((
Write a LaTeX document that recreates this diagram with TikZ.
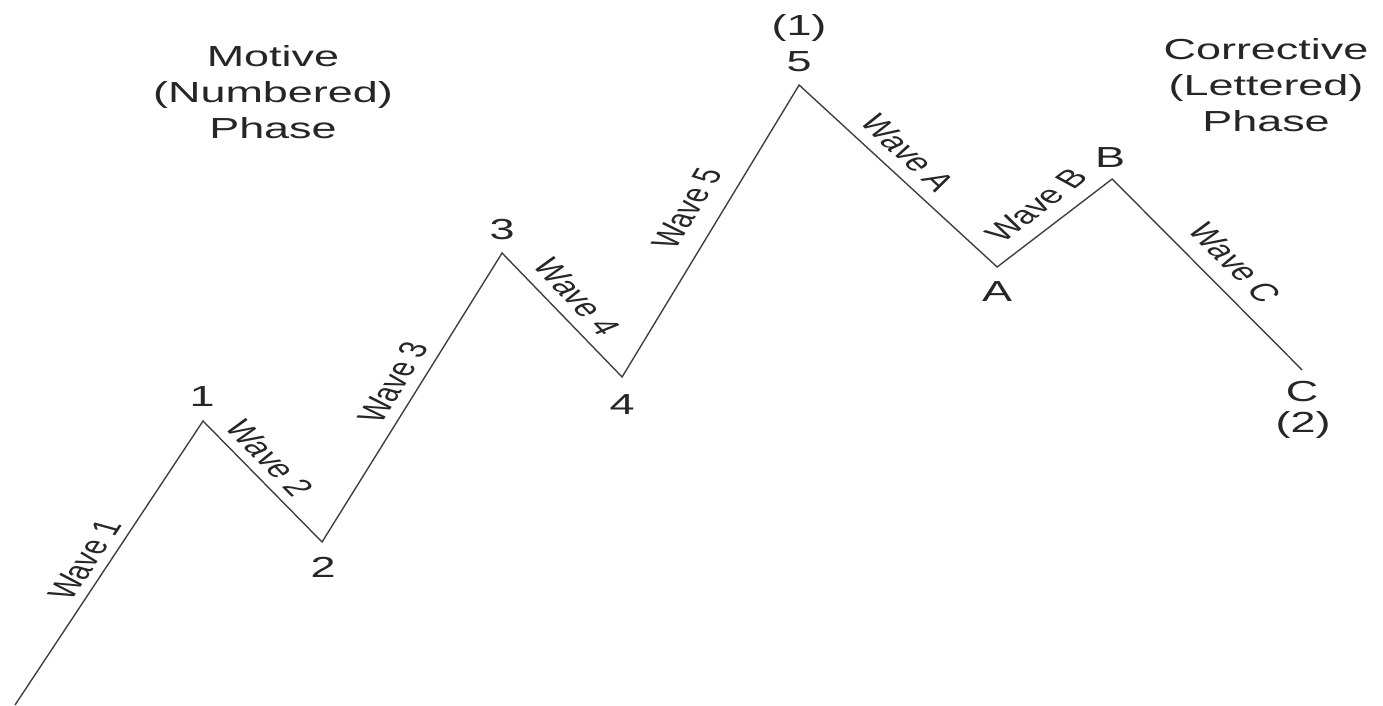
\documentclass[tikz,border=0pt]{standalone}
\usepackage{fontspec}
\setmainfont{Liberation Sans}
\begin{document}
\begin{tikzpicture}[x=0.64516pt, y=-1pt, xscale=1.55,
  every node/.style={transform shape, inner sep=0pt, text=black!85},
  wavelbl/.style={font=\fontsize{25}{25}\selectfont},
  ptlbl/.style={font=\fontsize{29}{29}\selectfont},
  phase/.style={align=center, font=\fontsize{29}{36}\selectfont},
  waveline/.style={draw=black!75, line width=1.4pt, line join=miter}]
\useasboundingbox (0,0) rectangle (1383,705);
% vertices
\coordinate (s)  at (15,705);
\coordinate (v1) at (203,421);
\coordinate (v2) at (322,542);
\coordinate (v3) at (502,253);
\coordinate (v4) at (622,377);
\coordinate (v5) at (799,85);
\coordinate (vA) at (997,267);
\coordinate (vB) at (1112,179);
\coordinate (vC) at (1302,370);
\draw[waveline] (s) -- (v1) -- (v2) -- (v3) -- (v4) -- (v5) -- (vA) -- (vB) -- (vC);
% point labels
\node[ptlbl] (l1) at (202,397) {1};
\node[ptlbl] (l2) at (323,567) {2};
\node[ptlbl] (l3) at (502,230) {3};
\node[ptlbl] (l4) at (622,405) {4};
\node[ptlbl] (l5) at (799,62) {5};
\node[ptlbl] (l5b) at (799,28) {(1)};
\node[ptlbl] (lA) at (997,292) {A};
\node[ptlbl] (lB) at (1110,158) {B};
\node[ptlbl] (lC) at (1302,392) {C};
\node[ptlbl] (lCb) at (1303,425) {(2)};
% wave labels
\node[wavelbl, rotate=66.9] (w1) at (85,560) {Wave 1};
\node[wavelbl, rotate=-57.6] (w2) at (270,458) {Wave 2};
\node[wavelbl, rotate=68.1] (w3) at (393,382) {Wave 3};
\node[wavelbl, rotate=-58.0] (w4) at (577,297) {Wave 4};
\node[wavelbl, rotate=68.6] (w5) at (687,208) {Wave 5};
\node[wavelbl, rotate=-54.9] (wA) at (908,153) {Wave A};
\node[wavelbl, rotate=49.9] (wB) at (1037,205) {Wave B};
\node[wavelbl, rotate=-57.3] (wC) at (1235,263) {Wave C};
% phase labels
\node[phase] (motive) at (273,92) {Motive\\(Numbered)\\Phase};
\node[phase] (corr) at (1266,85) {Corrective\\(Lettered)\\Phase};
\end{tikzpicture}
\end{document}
))
[Stated problem]
Give back the whole listing as it stands, minus its pictures.

[Problem solution]
Write a LaTeX document that recreates this diagram with TikZ.
\documentclass[tikz,border=0pt]{standalone}
\usepackage{fontspec}
\setmainfont{Liberation Sans}
\begin{document}
\begin{tikzpicture}[x=0.64516pt, y=-1pt, xscale=1.55,
  every node/.style={transform shape, inner sep=0pt, text=black!85},
  wavelbl/.style={font=\fontsize{25}{25}\selectfont},
  ptlbl/.style={font=\fontsize{29}{29}\selectfont},
  phase/.style={align=center, font=\fontsize{29}{36}\selectfont},
  waveline/.style={draw=black!75, line width=1.4pt, line join=miter}]
\useasboundingbox (0,0) rectangle (1383,705);
% vertices
\coordinate (s)  at (15,705);
\coordinate (v1) at (203,421);
\coordinate (v2) at (322,542);
\coordinate (v3) at (502,253);
\coordinate (v4) at (622,377);
\coordinate (v5) at (799,85);
\coordinate (vA) at (997,267);
\coordinate (vB) at (1112,179);
\coordinate (vC) at (1302,370);
\draw[waveline] (s) -- (v1) -- (v2) -- (v3) -- (v4) -- (v5) -- (vA) -- (vB) -- (vC);
% point labels
\node[ptlbl] (l1) at (202,397) {1};
\node[ptlbl] (l2) at (323,567) {2};
\node[ptlbl] (l3) at (502,230) {3};
\node[ptlbl] (l4) at (622,405) {4};
\node[ptlbl] (l5) at (799,62) {5};
\node[ptlbl] (l5b) at (799,28) {(1)};
\node[ptlbl] (lA) at (997,292) {A};
\node[ptlbl] (lB) at (1110,158) {B};
\node[ptlbl] (lC) at (1302,392) {C};
\node[ptlbl] (lCb) at (1303,425) {(2)};
% wave labels
\node[wavelbl, rotate=66.9] (w1) at (85,560) {Wave 1};
\node[wavelbl, rotate=-57.6] (w2) at (270,458) {Wave 2};
\node[wavelbl, rotate=68.1] (w3) at (393,382) {Wave 3};
\node[wavelbl, rotate=-58.0] (w4) at (577,297) {Wave 4};
\node[wavelbl, rotate=68.6] (w5) at (687,208) {Wave 5};
\node[wavelbl, rotate=-54.9] (wA) at (908,153) {Wave A};
\node[wavelbl, rotate=49.9] (wB) at (1037,205) {Wave B};
\node[wavelbl, rotate=-57.3] (wC) at (1235,263) {Wave C};
% phase labels
\node[phase] (motive) at (273,92) {Motive\\(Numbered)\\Phase};
\node[phase] (corr) at (1266,85) {Corrective\\(Lettered)\\Phase};
\end{tikzpicture}
\end{document}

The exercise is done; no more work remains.